Kapital Europea de la Kultura

Tras la elección de San Sebastián como Capital Europea de la Cultura 2016, en el resto de las ciudades candidatas ha habido reacciones enconadas, y con fundamento. No es ya que se emberrinchen por haber perdido, convencidas todas como están, lógicamente, de que su proyecto era el mejor. Es que se sienten estafadas porque la comisión electora ha tomado, como referencia esencial para decantarse, un elemento político en principio ajeno al proceso. Y lo que es peor, un elemento político cuya virtualidad se antoja casi nula, algo a lo que apuntan todos los indicios.

La ciudad de San Sebastián tiene méritos de sobra para justificar el reconocimiento logrado, y ello sin necesidad de entrar en valoraciones sobre el programa concreto que ofrecía su candidatura (como burgalés, veía más definido el de nuestra «R-evolución», pero tampoco quiero pecar de exceso de subjetividad). Se hubiese comprendido y aceptado mal que bien su victoria sobre las otras localidades si la comisión se hubiera ceñido a unos criterios puramente culturales. Sin embargo, cundió la indignación cuando Manfred Gaulhofer, presidente del jurado, proclamó lo del «gran compromiso en contra de la violencia y la idea de usar la cultura para ello».

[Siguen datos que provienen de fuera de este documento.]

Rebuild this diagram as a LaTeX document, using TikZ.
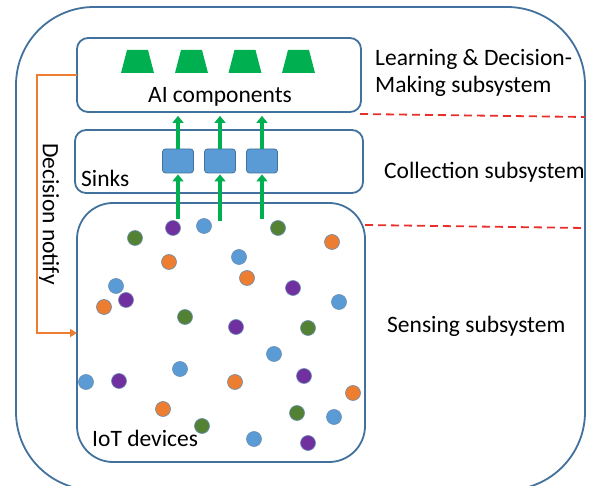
\documentclass[tikz,border=0pt]{standalone}
\usepackage{fontspec}
\setmainfont{Carlito}
\usetikzlibrary{arrows.meta}
\definecolor{boxblue}{HTML}{41719C}
\definecolor{sinkblue}{HTML}{5B9BD5}
\definecolor{aigreen}{HTML}{00B050}
\definecolor{dorange}{HTML}{ED7D31}
\definecolor{dpurple}{HTML}{7030A0}
\definecolor{dgreen}{HTML}{548235}
\definecolor{dred}{HTML}{E8302A}
\tikzset{
  box/.style={draw=boxblue, line width=1.8pt, rounded corners=11pt, inner sep=0pt},
  sinkbox/.style={draw=boxblue, fill=sinkblue, line width=0.8pt, rounded corners=3pt, minimum width=31pt, minimum height=24pt, inner sep=0pt},
  trap/.style={fill=aigreen},
  garrow/.style={draw=aigreen, line width=4pt, -{Triangle[width=11pt,length=7pt]}},
  oarrow/.style={draw=dorange, line width=1.8pt, -{Triangle[width=8pt,length=7pt]}},
  divider/.style={draw=dred, line width=1.8pt, dash pattern=on 8pt off 5pt},
  lbl/.style={font=\fontsize{23.5}{27}\selectfont, inner sep=0pt},
  dot/.style={circle, draw=boxblue!80, line width=0.6pt, minimum size=15pt, inner sep=0pt},
  bd/.style={dot, fill=sinkblue},
  od/.style={dot, fill=dorange},
  pd/.style={dot, fill=dpurple},
  gd/.style={dot, fill=dgreen},
}
\begin{document}
\begin{tikzpicture}[x=1pt, y=-1pt]
\useasboundingbox (0,0) rectangle (592,486);
% outer frame
\draw[draw=boxblue, line width=1.8pt, rounded corners=78pt] (16,7) rectangle (585,490);
% subsystem boxes
\node[box, minimum width=284pt, minimum height=74pt] (ai) at (219,75) {};
\node[box, minimum width=288pt, minimum height=63pt] (col) at (219,161.5) {};
\draw[draw=boxblue, line width=1.8pt, rounded corners=36pt] (77,203) rectangle (365,462);
\coordinate (senseW) at (77,333);
% AI trapezoids
\foreach \c in {137.5,191.5,245,298.5}{
  \fill[trap] (\c-16.5,73) -- (\c+16.5,73) -- (\c+10.5,50) -- (\c-10.5,50) -- cycle;
}
\node[lbl] (ailbl) at (220,97) {AI components};
% sinks
\node[sinkbox] (s1) at (178,161) {};
\node[sinkbox] (s2) at (220,161) {};
\node[sinkbox] (s3) at (262,161) {};
\node[lbl, anchor=west] (sinklbl) at (81,178) {Sinks};
% arrows sinks -> AI
\foreach \s in {s1,s2,s3}{
  \draw[garrow] (\s.north) -- ([yshift=-3pt]\s.north |- ai.south);
}
% arrows sensing -> sinks
\coordinate (d1) at (178,219);
\coordinate (d2) at (220,221);
\coordinate (d3) at (262,219);
\draw[garrow] (d1) -- ([yshift=-1pt]s1.south);
\draw[garrow] (d2) -- ([yshift=-1pt]s2.south);
\draw[garrow] (d3) -- ([yshift=-1pt]s3.south);
% decision notify
\coordinate (aiW) at (77,75);
\coordinate (k1) at (37,75);
\coordinate (k2) at (37,333);
\draw[oarrow] (aiW) -- (k1) -- (k2) -- (senseW);
\node[lbl, rotate=-90] (dn) at (49,214) {Decision notify};
% dividers
\coordinate (r1a) at (360,114);
\coordinate (r1b) at (585,117);
\coordinate (r2a) at (365,225);
\coordinate (r2b) at (585,228);
\draw[divider] (r1a) -- (r1b);
\draw[divider] (r2a) -- (r2b);
% right labels
\node[lbl, anchor=west, align=left] (lds) at (375,73) {Learning \& Decision-\\Making subsystem};
\node[lbl, anchor=west] (cs) at (384,172) {Collection subsystem};
\node[lbl, anchor=west] (ss) at (387,326) {Sensing subsystem};
\node[lbl, anchor=west] (iot) at (92,438) {IoT devices};
% IoT device dots
\node[gd] (p1) at (135,238) {};
\node[pd] (p2) at (173,228) {};
\node[bd] (p3) at (204,226) {};
\node[gd] (p4) at (278,228) {};
\node[od] (p5) at (169,262) {};
\node[bd] (p6) at (239,257) {};
\node[od] (p7) at (247,278) {};
\node[pd] (p8) at (293,288) {};
\node[bd] (p9) at (116,286) {};
\node[pd] (p10) at (126,300) {};
\node[od] (p11) at (104,307) {};
\node[gd] (p12) at (185,317) {};
\node[pd] (p13) at (236,327) {};
\node[bd] (p14) at (274,354) {};
\node[bd] (p15) at (180,369) {};
\node[bd] (p16) at (86,382) {};
\node[pd] (p17) at (119,381) {};
\node[od] (p18) at (235,382) {};
\node[pd] (p19) at (304,376) {};
\node[od] (p20) at (163,409) {};
\node[gd] (p21) at (202,426) {};
\node[bd] (p22) at (254,439) {};
\node[gd] (p23) at (297,413) {};
\node[od] (p24) at (332,242) {};
\node[bd] (p25) at (339,302) {};
\node[gd] (p26) at (308,328) {};
\node[od] (p27) at (353,393) {};
\node[bd] (p28) at (334,417) {};
\node[pd] (p29) at (308,443) {};
\end{tikzpicture}
\end{document}
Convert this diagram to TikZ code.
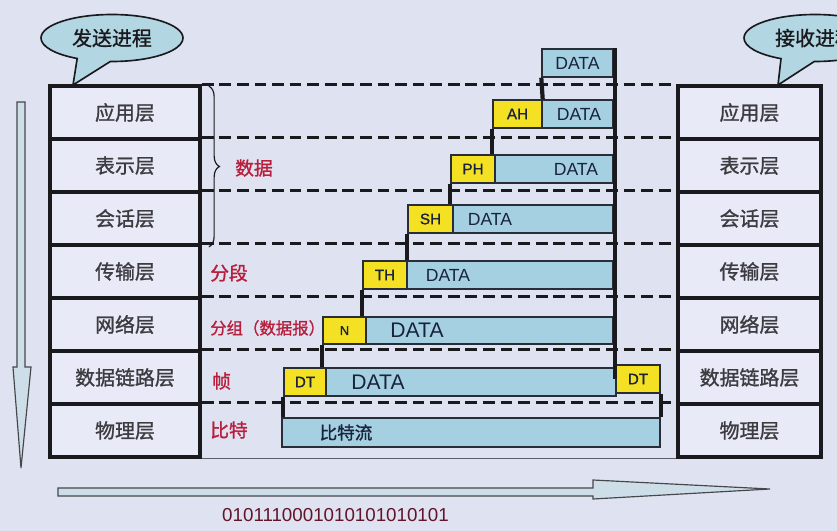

Cuando estas seráficas palabras fueron pronunciadas, el 28 de junio, Bildu llevaba dieciocho días gobernando en la corporación municipal. El partido ya había demostrado su «gran compromiso en contra de la violencia» –de la violencia estructural del Estado– retirando, cuatro días antes, el retrato del Rey que presidía la sala de plenos del concejo donostiarra. Otros militantes de la coalición habían manifestado previamente su «gran compromiso en contra de la violencia»: Martín Garitano, cinco días antes, equiparando a víctimas y asesinos en su toma de posesión como diputado general de Guipúzcoa; Ana Carrere, doce días antes, al impedir que la escolta de los concejales amenazados accediera al ayuntamiento de Andoain. Claro que todo quedaba tan atrás en el tiempo, que con razón el jurado lo consideró agua pasada y asunto concluido.

La segunda parte de su enunciado aludía a «la idea de usar la cultura para ello», para combatir la violencia. ¿Qué clase de cultura? Al día siguiente de la elección, Gara daba unos apuntes editoriales acerca de lo que la izquierda abertzale entiende al respecto: «La capitalidad cultural puede servir para proyectar a Europa y al resto del mundo la realidad de Donostia y del conjunto de Euskal Herria. […] Sin duda, el mayor tesoro que tiene este país es el euskara. Porque, efectivamente, Donostia es […] una de las principales ciudades de un pequeño país europeo con […] una lengua que ha pervivido a pesar de los ataques que ha sufrido y que sigue padeciendo […]. Euskara, lengua de la Capital Cultural de Europa». Para entendernos, una kultura de barra de herriko taberna, con grandes ventanales a la comunidad internacional.

Pese a todo, deseo felicitar a aquellos donostiarras de bien que merecen el disfrute de los beneficios que la capitalidad reporte; a los que han trabajado por que su municipio sea grande, digno, vividero; a los que de verdad están comprometidos en contra de la violencia y ejercen ese compromiso ensanchando precariamente la libertad; a los que usan la cultura como respiración y no como asfixia; a los que no se cuentan entre esos veintiún mil ciento diez votantes del partido gobernante en la ciudad –por ahora y esperemos que ya no en 2016–, herederos de una única cultura, que es la ominosa cultura del crimen.